> DESCRIPTION OF THE TASK:
Search the listing for the string "image" and copy every line that contains it.

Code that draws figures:
══════
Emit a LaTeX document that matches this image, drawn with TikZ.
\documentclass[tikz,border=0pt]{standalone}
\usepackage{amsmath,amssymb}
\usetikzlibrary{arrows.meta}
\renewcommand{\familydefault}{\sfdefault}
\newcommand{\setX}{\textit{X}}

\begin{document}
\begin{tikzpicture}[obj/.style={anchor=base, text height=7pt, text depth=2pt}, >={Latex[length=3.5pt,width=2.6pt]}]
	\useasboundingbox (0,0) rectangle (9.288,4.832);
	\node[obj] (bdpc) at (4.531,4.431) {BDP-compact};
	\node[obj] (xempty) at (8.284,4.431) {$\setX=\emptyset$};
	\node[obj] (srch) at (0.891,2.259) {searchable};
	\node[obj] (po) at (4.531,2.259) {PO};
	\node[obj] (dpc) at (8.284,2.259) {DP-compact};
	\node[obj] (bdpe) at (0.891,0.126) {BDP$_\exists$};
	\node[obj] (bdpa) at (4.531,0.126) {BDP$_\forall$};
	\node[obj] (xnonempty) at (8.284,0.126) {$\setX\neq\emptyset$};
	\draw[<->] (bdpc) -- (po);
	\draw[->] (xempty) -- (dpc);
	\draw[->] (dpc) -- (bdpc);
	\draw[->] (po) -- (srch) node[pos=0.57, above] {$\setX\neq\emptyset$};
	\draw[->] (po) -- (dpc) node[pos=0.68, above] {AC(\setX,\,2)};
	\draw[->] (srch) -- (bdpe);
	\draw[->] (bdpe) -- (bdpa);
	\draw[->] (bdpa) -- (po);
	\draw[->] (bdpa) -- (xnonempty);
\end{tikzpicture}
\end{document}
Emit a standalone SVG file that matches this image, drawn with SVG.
══════
> SOLUTION TO THIS TASK:
Emit a LaTeX document that matches this image, drawn with TikZ.
Emit a standalone SVG file that matches this image, drawn with SVG.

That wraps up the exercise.